# Mint green chinos



## Dragoon (Apr 1, 2010)

I don't normally care for the GTH clothes but last night at dinner I noted a man wearing mint green pants with a blue blazer and white shirt. It was a great look on him, it might not be on me but I'm thinking of trying it. It should work for our vacation to Florida anyway.
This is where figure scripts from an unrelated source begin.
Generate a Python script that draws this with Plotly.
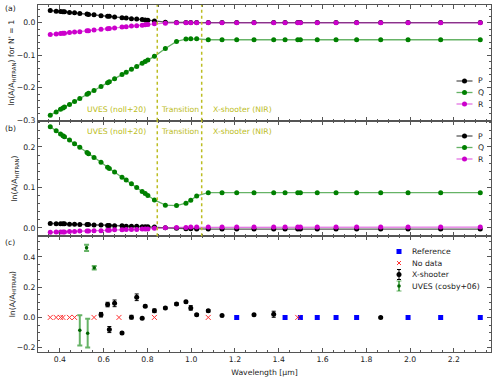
import plotly.graph_objects as go
from plotly.subplots import make_subplots

# band wavelengths (um) used in panels (a) and (b)
WAVE = [0.356, 0.383, 0.403, 0.414, 0.421, 0.444, 0.467, 0.491, 0.524, 0.531,
        0.556, 0.588, 0.618, 0.626, 0.650, 0.684, 0.703, 0.727, 0.751, 0.776,
        0.790, 0.802, 0.832,
        0.882, 0.933, 0.976, 0.998, 1.025,
        1.078, 1.141, 1.208, 1.287, 1.377, 1.429, 1.487, 1.499, 1.576, 1.662,
        1.756, 1.866, 1.991, 2.140, 2.321]

# panel (a): N' = 1
A_P = [0.037, 0.035, 0.034, 0.033, 0.033, 0.031, 0.030, 0.028, 0.026, 0.025,
       0.024, 0.021, 0.019, 0.019, 0.017, 0.015, 0.014, 0.012, 0.011, 0.009,
       0.008, 0.007, 0.005,
       0.001, 0.000, 0.000, 0.000, 0.000,
       0.000, 0.000, 0.000, 0.000, 0.000, 0.000, 0.000, 0.000, 0.000, 0.000,
       0.000, 0.000, 0.000, 0.000, 0.000]
A_Q = [-0.285, -0.275, -0.267, -0.263, -0.260, -0.252, -0.243, -0.234, -0.221, -0.218,
       -0.209, -0.197, -0.185, -0.182, -0.173, -0.160, -0.153, -0.144, -0.135, -0.125,
       -0.120, -0.115, -0.104,
       -0.080, -0.058, -0.051, -0.050, -0.050,
       -0.053, -0.053, -0.053, -0.053, -0.053, -0.053, -0.053, -0.053, -0.053, -0.053,
       -0.053, -0.053, -0.053, -0.053, -0.053]
A_R = [-0.037, -0.035, -0.034, -0.033, -0.033, -0.031, -0.029, -0.028, -0.025, -0.025,
       -0.023, -0.021, -0.019, -0.018, -0.017, -0.014, -0.013, -0.011, -0.010, -0.008,
       -0.007, -0.006, -0.004,
       -0.002, -0.001, -0.001, -0.001, -0.001,
       -0.001, -0.001, -0.001, -0.001, -0.001, -0.001, -0.001, -0.001, -0.001, -0.001,
       -0.001, -0.001, -0.001, -0.001, -0.001]

# panel (b)
B_P = [0.011, 0.010, 0.010, 0.010, 0.010, 0.009, 0.009, 0.008, 0.008, 0.008,
       0.007, 0.007, 0.006, 0.006, 0.005, 0.005, 0.004, 0.004, 0.004, 0.003,
       0.003, 0.003, 0.002,
       0.000, -0.001, -0.002, -0.002, -0.003,
       -0.003, -0.003, -0.003, -0.003, -0.003, -0.003, -0.003, -0.003, -0.003, -0.003,
       -0.003, -0.003, -0.003, -0.003, -0.003]
B_Q = [0.250, 0.240, 0.232, 0.228, 0.225, 0.217, 0.208, 0.199, 0.186, 0.183,
       0.174, 0.162, 0.150, 0.147, 0.138, 0.125, 0.118, 0.109, 0.100, 0.090,
       0.085, 0.080, 0.069,
       0.056, 0.055, 0.061, 0.068, 0.079,
       0.087, 0.087, 0.087, 0.087, 0.087, 0.087, 0.087, 0.087, 0.087, 0.087,
       0.087, 0.087, 0.087, 0.087, 0.087]
B_R = [-0.011, -0.010, -0.010, -0.010, -0.010, -0.009, -0.009, -0.008, -0.008, -0.008,
       -0.007, -0.007, -0.006, -0.006, -0.005, -0.005, -0.004, -0.004, -0.004, -0.003,
       -0.003, -0.003, -0.001,
       0.000, 0.001, 0.001, 0.002, 0.002,
       0.002, 0.002, 0.002, 0.002, 0.002, 0.002, 0.002, 0.002, 0.002, 0.002,
       0.002, 0.002, 0.002, 0.002, 0.002]

# panel (c)
REF_WAVE = [1.208, 1.429, 1.499, 1.576, 1.662, 1.756, 1.991, 2.140, 2.321]
REF_VAL = [0.0] * len(REF_WAVE)
NODATA_WAVE = [0.356, 0.383, 0.403, 0.414, 0.444, 0.467, 0.556, 0.670, 0.832, 1.078, 1.487]
NODATA_VAL = [0.0] * len(NODATA_WAVE)
XS_WAVE = [0.588, 0.618, 0.626, 0.650, 0.684, 0.727, 0.751, 0.776, 0.790, 0.832,
           0.882, 0.933, 0.976, 0.998, 1.025, 1.078, 1.141, 1.287, 1.377, 1.866]
XS_VAL = [0.018, 0.085, -0.080, 0.093, -0.102, 0.002, 0.133, -0.005, 0.074, 0.044,
          0.063, 0.089, 0.104, 0.063, 0.018, 0.044, 0.013, 0.018, 0.021, 0.000]
XS_ERR = [0.015, 0.015, 0.020, 0.022, 0.006, 0.012, 0.022, 0.006, 0.008, 0.012,
          0.006, 0.008, 0.008, 0.015, 0.006, 0.008, 0.006, 0.005, 0.020, 0.005]
UV_WAVE = [0.491, 0.522, 0.527, 0.557]
UV_VAL = [-0.085, 0.459, -0.104, 0.328]
UV_ERR = [0.100, 0.020, 0.095, 0.012]

BOUNDARIES = [0.845, 1.048]
REGIONS = ["UVES (noll+20)", "Transition", "X-shooter (NIR)"]
REGION_X = [0.66, 0.949, 1.09]
REGION_ANCHOR = ["center", "center", "left"]

OLIVE = '#bcbd22'
FONT = "DejaVu Sans"
FS = 7.7
W, H = 500, 379
ML, MR, MT, MB = 38, 9, 5, 27

BLACK = '#000000'
GREEN = '#008000'
MAGENTA = '#cc00cc'
BRANCHES = [('P', BLACK, 'rgba(60,60,60,0.85)'),
            ('Q', GREEN, 'rgba(0,128,0,0.6)'),
            ('R', MAGENTA, 'rgba(204,0,204,0.55)')]


def px(x, y):
    """pixel position in the page -> paper coords"""
    return (x - ML) / (W - ML - MR), (H - MB - y) / (H - MT - MB)


fig = make_subplots(rows=3, cols=1, shared_xaxes=True, vertical_spacing=0)

for row, series in [(1, [A_P, A_Q, A_R]), (2, [B_P, B_Q, B_R])]:
    for (name, mcol, lcol), vals in zip(BRANCHES, series):
        fig.add_trace(go.Scatter(
            x=WAVE, y=vals, mode='lines+markers', name=name,
            line=dict(color=lcol, width=1.3),
            marker=dict(color=mcol, size=5),
        ), row=row, col=1)

fig.add_trace(go.Scatter(
    x=REF_WAVE, y=REF_VAL, mode='markers', name='Reference',
    marker=dict(symbol='square', color='#0000ff', size=5)
), row=3, col=1)
fig.add_trace(go.Scatter(
    x=NODATA_WAVE, y=NODATA_VAL, mode='markers', name='No data',
    marker=dict(symbol='x-thin', size=5, line=dict(color='#ff3333', width=1)),
), row=3, col=1)
fig.add_trace(go.Scatter(
    x=XS_WAVE, y=XS_VAL, mode='markers', name='X-shooter',
    marker=dict(color=BLACK, size=5),
    error_y=dict(type='data', array=XS_ERR, color=BLACK, thickness=1, width=2),
), row=3, col=1)
fig.add_trace(go.Scatter(
    x=UV_WAVE, y=UV_VAL, mode='markers', name='UVES (cosby+06)',
    marker=dict(color='#006400', size=3.5),
    error_y=dict(type='data', array=UV_ERR, color='rgba(0,128,0,0.6)', thickness=2, width=2.5),
), row=3, col=1)

# region boundaries and labels in panels (a) and (b)
for xref, yref, ypos in [('x', 'y domain', 0.096), ('x2', 'y2 domain', 0.904)]:
    for b in BOUNDARIES:
        fig.add_shape(type='line', xref=xref, yref=yref, x0=b, x1=b, y0=0, y1=1,
                      line=dict(color=OLIVE, width=1.5, dash='dot'))
    for txt, xp, anc in zip(REGIONS, REGION_X, REGION_ANCHOR):
        fig.add_annotation(text=txt, xref=xref, yref=yref, x=xp, y=ypos,
                           xanchor=anc, yanchor='middle', showarrow=False,
                           font=dict(color=OLIVE, size=FS, family=FONT))

for lab, ypx in [('(a)', 9), ('(b)', 128), ('(c)', 242)]:
    x0, y0 = px(3, ypx)
    fig.add_annotation(text=lab, xref='paper', yref='paper', x=x0, y=y0,
                       xanchor='left', yanchor='middle', showarrow=False,
                       font=dict(size=FS, color='#222', family=FONT))


# hand-drawn legends (matplotlib-like compact spacing)
def pix_shape(kind, cx, cy, x0, x1, y0, y1, **kw):
    ax, ay = px(cx, cy)
    fig.add_shape(type=kind, xref='paper', yref='paper', xsizemode='pixel',
                  ysizemode='pixel', xanchor=ax, yanchor=ay,
                  x0=x0, x1=x1, y0=y0, y1=y1, **kw)


def legend_text(txt, x, y):
    ax, ay = px(x, y)
    fig.add_annotation(text=txt, xref='paper', yref='paper', x=ax, y=ay,
                       xanchor='left', yanchor='middle', showarrow=False,
                       font=dict(size=FS, color='#222', family=FONT))


for rows_y in ([81, 92.5, 104], [136, 147.5, 159]):
    for (name, mcol, lcol), yy in zip(BRANCHES, rows_y):
        pix_shape('line', 464.5, yy, -8, 8, 0, 0, line=dict(color=lcol, width=1.3))
        pix_shape('circle', 464.5, yy, -2.5, 2.5, -2.5, 2.5,
                  fillcolor=mcol, line=dict(color=mcol, width=0))
        legend_text(name, 476, yy)

LEG_C = ['Reference', 'No data', 'X-shooter', 'UVES (cosby+06)']
LEG_CY = [251.5, 263, 274.5, 286]
pix_shape('rect', 399, LEG_CY[0], -2.5, 2.5, -2.5, 2.5,
          fillcolor='#0000ff', line=dict(width=0))
pix_shape('line', 399, LEG_CY[1], -2, 2, -2, 2, line=dict(color='#ff3333', width=1))
pix_shape('line', 399, LEG_CY[1], -2, 2, 2, -2, line=dict(color='#ff3333', width=1))
pix_shape('line', 399, LEG_CY[2], 0, 0, -5, 5, line=dict(color=BLACK, width=1))
pix_shape('line', 399, LEG_CY[2], -2, 2, 5, 5, line=dict(color=BLACK, width=1))
pix_shape('line', 399, LEG_CY[2], -2, 2, -5, -5, line=dict(color=BLACK, width=1))
pix_shape('circle', 399, LEG_CY[2], -2.5, 2.5, -2.5, 2.5,
          fillcolor=BLACK, line=dict(width=0))
pix_shape('line', 399, LEG_CY[3], 0, 0, -5, 5, line=dict(color='rgba(0,128,0,0.6)', width=2))
pix_shape('line', 399, LEG_CY[3], -2.5, 2.5, 5, 5, line=dict(color='rgba(0,128,0,0.6)', width=1))
pix_shape('line', 399, LEG_CY[3], -2.5, 2.5, -5, -5, line=dict(color='rgba(0,128,0,0.6)', width=1))
pix_shape('circle', 399, LEG_CY[3], -1.8, 1.8, -1.8, 1.8,
          fillcolor='#006400', line=dict(width=0))
for txt, yy in zip(LEG_C, LEG_CY):
    legend_text(txt, 410, yy)

axis_common = dict(showline=True, linecolor='#555', linewidth=1, mirror='allticks',
                   ticks='inside', ticklen=4, tickcolor='#555', showgrid=False,
                   zeroline=False, automargin=False, tickfont=dict(size=FS, color='#222'))

fig.update_xaxes(range=[0.30, 2.37], dtick=0.2, tick0=0.0, tickformat='.1f',
                 minor=dict(dtick=0.05, ticks='inside', ticklen=2, tickcolor='#555'),
                 **axis_common)
fig.update_xaxes(title=dict(text='Wavelength [µm]', standoff=6, font=dict(size=FS)),
                 row=3, col=1)

fig.update_yaxes(**axis_common)
fig.update_yaxes(range=[-0.302, 0.054], dtick=0.1, tickformat='.1f',
                 minor=dict(dtick=0.02, ticks='inside', ticklen=2, tickcolor='#555'),
                 title=dict(text="ln(A/A<sub>HITRAN</sub>) for N' = 1", standoff=0,
                            font=dict(size=FS)),
                 row=1, col=1)
fig.update_yaxes(range=[-0.021, 0.265], dtick=0.1, tickformat='.1f',
                 minor=dict(dtick=0.02, ticks='inside', ticklen=2, tickcolor='#555'),
                 title=dict(text="ln(A/A<sub>HITRAN</sub>)", standoff=4, font=dict(size=FS)),
                 row=2, col=1)
fig.update_yaxes(range=[-0.228, 0.535], dtick=0.2, tickformat='.1f',
                 minor=dict(dtick=0.05, ticks='inside', ticklen=2, tickcolor='#555'),
                 title=dict(text="ln(A/A<sub>HITRAN</sub>)", standoff=0, font=dict(size=FS)),
                 row=3, col=1)

fig.update_layout(
    width=W, height=H,
    margin=dict(l=ML, r=MR, t=MT, b=MB, autoexpand=False),
    paper_bgcolor='white', plot_bgcolor='white',
    font=dict(family=FONT, size=FS, color='#222'),
    showlegend=False,
)

# drop the browser's default body margin so the figure sits at the page origin
fig.write_html("out.html", config={'displayModeBar': False},
               post_script="document.body.style.margin='0px';")
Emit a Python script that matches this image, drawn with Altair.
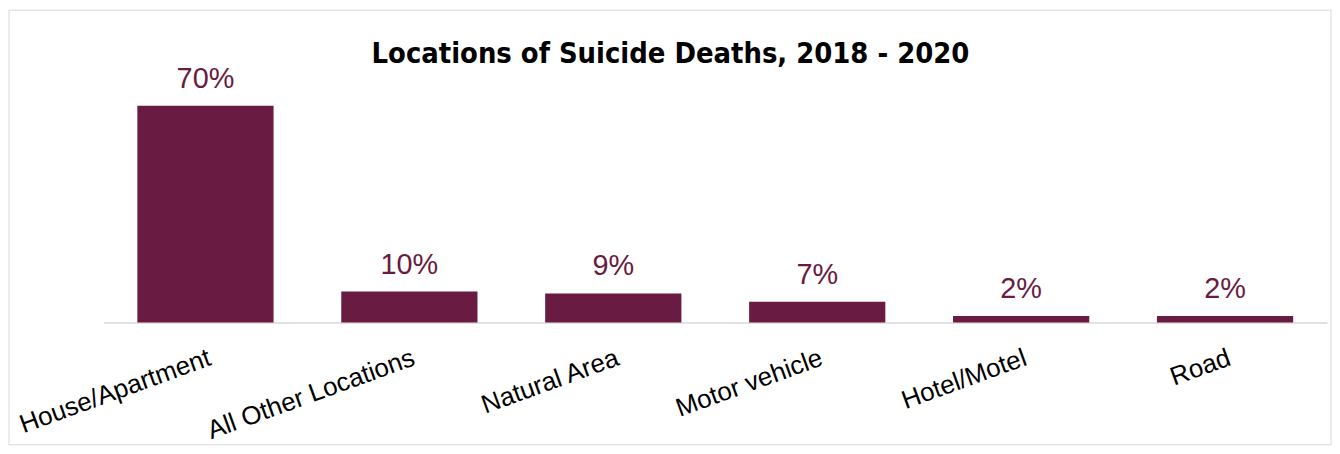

So far this morning I have looked in the usual places and can't find the pants. They were a very light mint green, maybe more the color of pistachio ice cream. Has anybody run across them?


----------



## ZachGranstrom (Mar 11, 2010)

Like these?

https://www.castawayclothing.com/men/harbor-pants-plain/lime-seer-harbor-pant.html

or like these?

https://www.castawayclothing.com/men/harbor-pants-plain/beach-grass-harbor-pant.html


----------



## ZachGranstrom (Mar 11, 2010)

Vineyard vines:

https://www.vineyardvines.com/category__13067_13056_____13050


----------



## Dragoon (Apr 1, 2010)

The color is about right in your first picture, maybe they were a shade paler. These pants were a smooth twill though.


----------



## Dragoon (Apr 1, 2010)

C.Sharp, those aren't just right either. It may be an issue of computer monitors and photography. Now I wish I had asked him where he got his pants. Even better, talked my wife into doing it.:icon_smile:


----------



## ZachGranstrom (Mar 11, 2010)

Price 229.99:crazy:
https://www.ralphlauren.com/product...onomy/POLO/1760811&kw=linen&parentPage=search


----------



## Wrenkin (May 4, 2008)

Brooks Brothers, perhaps the linen-cotton khakis. You can also get brighter ones in 100% cotton.


----------



## Bricktop (Feb 10, 2010)

I got a pair of Bills that are a pale mint green, and was going to do the exact same look as the OP witnessed. I haven't actually worn them, but laid them out and I think it is a smashing look.


----------



## mjo_1 (Oct 2, 2007)

I actually have the same question. I've been on a search for some light, mint/lime green pants in a softer shade. So far all I've come up with are the Bills Khakis Chamois cloth in the limited edition....the color is "Key Lime." To locate these pants, you'd need to get on the Bills site, look under limited editions, and call one of the dealers listed as carrying them. They look great, but run about $145. A bit more than I'd want to spend on a pair of pants that might get a few wears a month during the summer, but I sure do like the color. Maybe they'll come down a bit at the end of the season. 





Best,

Michael


----------



## Bricktop (Feb 10, 2010)

mjo_1 said:


> I actually have the same question. I've been on a search for some light, mint/lime green pants in a softer shade. So far all I've come up with are the Bills Khakis Chamois cloth in the limited edition....the color is "Key Lime." To locate these pants, you'd need to get on the Bills site, look under limited editions, and call one of the dealers listed as carrying them. They look great, but run about $145. A bit more than I'd want to spend on a pair of pants that might get a few wears a month during the summer, but I sure do like the color. Maybe they'll come down a bit at the end of the season.
> 
> Best,
> 
> Michael


Mine are . I got them from RueLaLa for $59.


----------



## mjo_1 (Oct 2, 2007)

^ Those look great and that's a killer deal. I'll have to be on the lookout in case it comes up again


----------



## P Hudson (Jul 19, 2008)

I like some of those. I'd wear the ones in the first pic, no question. I'd try it with a navy polo, white polo, and a blue unistripe in addition to combos mentioned.


----------



## CM Wolff (Jun 7, 2006)

I have this year's Brooks model (the green is called "rosemary") and think they are well done.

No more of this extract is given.